__DATA SHOWN__.
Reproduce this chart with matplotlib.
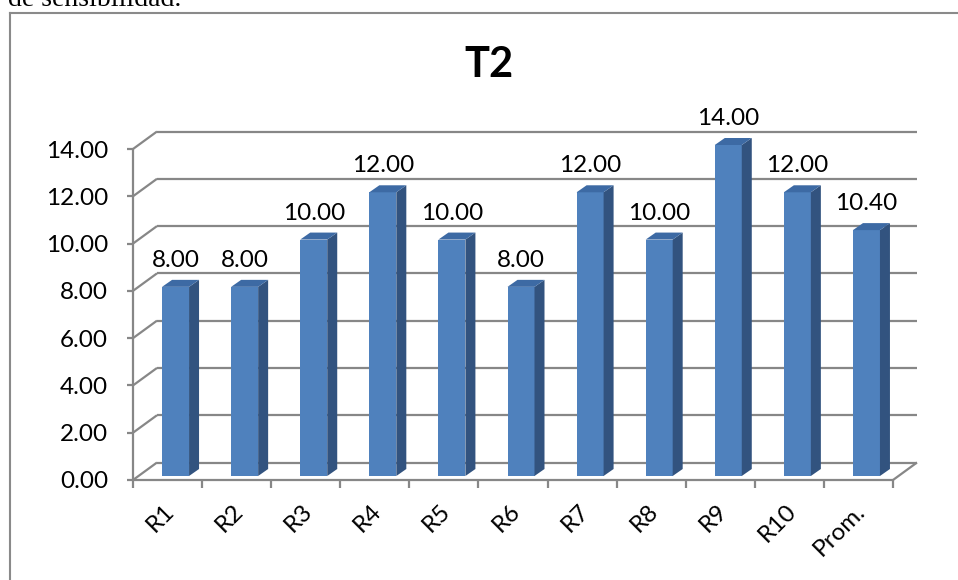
import matplotlib
matplotlib.use("Agg")
import matplotlib.pyplot as plt
from matplotlib.patches import Polygon, Rectangle
from matplotlib.lines import Line2D

# ---- data ----
categories = ["R1", "R2", "R3", "R4", "R5", "R6", "R7", "R8", "R9", "R10", "Prom."]
values = [8.00, 8.00, 10.00, 12.00, 10.00, 8.00, 12.00, 10.00, 14.00, 12.00, 10.40]
y_ticks = [0, 2, 4, 6, 8, 10, 12, 14]
title = "T2"
caption = "de sensibilidad."

# ---- styling ----
FONT = ["Lato", "DejaVu Sans"]
FS = 17.5
GRID = "#878787"
FRONT = "#4F81BD"
SIDE = "#32537F"
TOP = "#3D6AA4"

W, H = 958, 580
fig = plt.figure(figsize=(W / 100, H / 100), dpi=100)
fig.patch.set_facecolor("white")

# front plane of the plot area (pixel positions)
px_left, px_right = 133, 893
px_zero, px_top = 480, 149
ymax = y_ticks[-1]
n = len(categories)
ax = fig.add_axes([px_left / W, 1 - px_zero / H,
                   (px_right - px_left) / W, (px_zero - px_top) / H])
ax.set_xlim(0, n)
ax.set_ylim(0, ymax)
ax.axis("off")

sx = (px_right - px_left) / n       # pixels per category
sy = (px_zero - px_top) / ymax      # pixels per value unit


def px(dx, dy):
    """pixel offset -> data offset"""
    return dx / sx, dy / sy


line_kw = dict(color=GRID, lw=1.6, clip_on=False, solid_capstyle="butt")

# walls: side wall diagonals + back wall gridlines
DX, DY = px(24, 17.5)
for t in y_ticks:
    ax.plot([0, DX], [t, t + DY], **line_kw)
    ax.plot([DX, n + DX], [t + DY, t + DY], **line_kw)
    tx, _ = px(6, 0)
    ax.plot([-tx, 0], [t, t], **line_kw)
    _, ly = px(0, 8.5)
    ax.text(-px(25, 0)[0], t - ly, f"{t:.2f}", ha="right", va="baseline",
            fontsize=FS, family=FONT, color="black")

# front y axis, floor edges
ax.plot([0, 0], [0, ymax], **line_kw)
ax.plot([0, n], [0, 0], **line_kw)
ax.plot([n, n + DX], [0, DY], **line_kw)

# category ticks and labels
_, tk = px(0, 8)
for i in range(n + 1):
    ax.plot([i, i], [0, -tk], **line_kw)
lx, ly = px(-4, 20)
for i, c in enumerate(categories):
    ax.text(i + 0.5 + lx, -ly, c, rotation=45, rotation_mode="anchor",
            ha="right", va="top", fontsize=FS, family=FONT, color="black")

# bars (front, side, top faces)
shift, fb = px(8, 4)
bw, _ = px(27, 0)
sdx, sdy = px(10, 7)
_, lab = px(0, 13)
for i, v in enumerate(values):
    cx = i + 0.5 + shift
    l, r = cx - bw / 2, cx + bw / 2
    b, t = fb, fb + v
    ax.add_patch(Rectangle((l, b), bw, v, facecolor=FRONT, edgecolor="none",
                           clip_on=False, zorder=3))
    ax.add_patch(Polygon([(r, b), (r + sdx, b + sdy), (r + sdx, t + sdy), (r, t)],
                         closed=True, facecolor=SIDE, edgecolor="none",
                         clip_on=False, zorder=3))
    ax.add_patch(Polygon([(l, t), (r, t), (r + sdx, t + sdy), (l + sdx, t + sdy)],
                         closed=True, facecolor=TOP, edgecolor="none",
                         clip_on=False, zorder=3))
    ax.text(cx, t + sdy + lab, f"{v:.2f}", ha="center", va="baseline",
            fontsize=FS, family=FONT, color="black", zorder=4)

# title
fig.text(488.5 / W, 1 - 77 / H, title, ha="center", va="baseline",
         fontsize=30, fontweight="bold", family=FONT, color="black")

# chart frame (left and top edges)
fig.add_artist(Line2D([9.5 / W, 9.5 / W], [0, 1 - 12.5 / H],
                      transform=fig.transFigure, color="#8A8A8A", lw=1.5))
fig.add_artist(Line2D([9.5 / W, 1], [1 - 12.5 / H, 1 - 12.5 / H],
                      transform=fig.transFigure, color="#8A8A8A", lw=1.5))

# surrounding document text
fig.text(8 / W, 1 - 6 / H, caption, ha="left", va="baseline",
         fontsize=20, family=["Liberation Serif", "DejaVu Serif"], color="black")

fig.savefig("out.png", dpi=100, facecolor="white")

__PROBLEM TO WORK ON__.
Return the full material word for word. Do not include the pictures.

__SOLUTION TO THIS TASK__.
Reproduce this chart with matplotlib.
import matplotlib
matplotlib.use("Agg")
import matplotlib.pyplot as plt
from matplotlib.patches import Polygon, Rectangle
from matplotlib.lines import Line2D

# ---- data ----
categories = ["R1", "R2", "R3", "R4", "R5", "R6", "R7", "R8", "R9", "R10", "Prom."]
values = [8.00, 8.00, 10.00, 12.00, 10.00, 8.00, 12.00, 10.00, 14.00, 12.00, 10.40]
y_ticks = [0, 2, 4, 6, 8, 10, 12, 14]
title = "T2"
caption = "de sensibilidad."

# ---- styling ----
FONT = ["Lato", "DejaVu Sans"]
FS = 17.5
GRID = "#878787"
FRONT = "#4F81BD"
SIDE = "#32537F"
TOP = "#3D6AA4"

W, H = 958, 580
fig = plt.figure(figsize=(W / 100, H / 100), dpi=100)
fig.patch.set_facecolor("white")

# front plane of the plot area (pixel positions)
px_left, px_right = 133, 893
px_zero, px_top = 480, 149
ymax = y_ticks[-1]
n = len(categories)
ax = fig.add_axes([px_left / W, 1 - px_zero / H,
                   (px_right - px_left) / W, (px_zero - px_top) / H])
ax.set_xlim(0, n)
ax.set_ylim(0, ymax)
ax.axis("off")

sx = (px_right - px_left) / n       # pixels per category
sy = (px_zero - px_top) / ymax      # pixels per value unit


def px(dx, dy):
    """pixel offset -> data offset"""
    return dx / sx, dy / sy


line_kw = dict(color=GRID, lw=1.6, clip_on=False, solid_capstyle="butt")

# walls: side wall diagonals + back wall gridlines
DX, DY = px(24, 17.5)
for t in y_ticks:
    ax.plot([0, DX], [t, t + DY], **line_kw)
    ax.plot([DX, n + DX], [t + DY, t + DY], **line_kw)
    tx, _ = px(6, 0)
    ax.plot([-tx, 0], [t, t], **line_kw)
    _, ly = px(0, 8.5)
    ax.text(-px(25, 0)[0], t - ly, f"{t:.2f}", ha="right", va="baseline",
            fontsize=FS, family=FONT, color="black")

# front y axis, floor edges
ax.plot([0, 0], [0, ymax], **line_kw)
ax.plot([0, n], [0, 0], **line_kw)
ax.plot([n, n + DX], [0, DY], **line_kw)

# category ticks and labels
_, tk = px(0, 8)
for i in range(n + 1):
    ax.plot([i, i], [0, -tk], **line_kw)
lx, ly = px(-4, 20)
for i, c in enumerate(categories):
    ax.text(i + 0.5 + lx, -ly, c, rotation=45, rotation_mode="anchor",
            ha="right", va="top", fontsize=FS, family=FONT, color="black")

# bars (front, side, top faces)
shift, fb = px(8, 4)
bw, _ = px(27, 0)
sdx, sdy = px(10, 7)
_, lab = px(0, 13)
for i, v in enumerate(values):
    cx = i + 0.5 + shift
    l, r = cx - bw / 2, cx + bw / 2
    b, t = fb, fb + v
    ax.add_patch(Rectangle((l, b), bw, v, facecolor=FRONT, edgecolor="none",
                           clip_on=False, zorder=3))
    ax.add_patch(Polygon([(r, b), (r + sdx, b + sdy), (r + sdx, t + sdy), (r, t)],
                         closed=True, facecolor=SIDE, edgecolor="none",
                         clip_on=False, zorder=3))
    ax.add_patch(Polygon([(l, t), (r, t), (r + sdx, t + sdy), (l + sdx, t + sdy)],
                         closed=True, facecolor=TOP, edgecolor="none",
                         clip_on=False, zorder=3))
    ax.text(cx, t + sdy + lab, f"{v:.2f}", ha="center", va="baseline",
            fontsize=FS, family=FONT, color="black", zorder=4)

# title
fig.text(488.5 / W, 1 - 77 / H, title, ha="center", va="baseline",
         fontsize=30, fontweight="bold", family=FONT, color="black")

# chart frame (left and top edges)
fig.add_artist(Line2D([9.5 / W, 9.5 / W], [0, 1 - 12.5 / H],
                      transform=fig.transFigure, color="#8A8A8A", lw=1.5))
fig.add_artist(Line2D([9.5 / W, 1], [1 - 12.5 / H, 1 - 12.5 / H],
                      transform=fig.transFigure, color="#8A8A8A", lw=1.5))

# surrounding document text
fig.text(8 / W, 1 - 6 / H, caption, ha="left", va="baseline",
         fontsize=20, family=["Liberation Serif", "DejaVu Serif"], color="black")

fig.savefig("out.png", dpi=100, facecolor="white")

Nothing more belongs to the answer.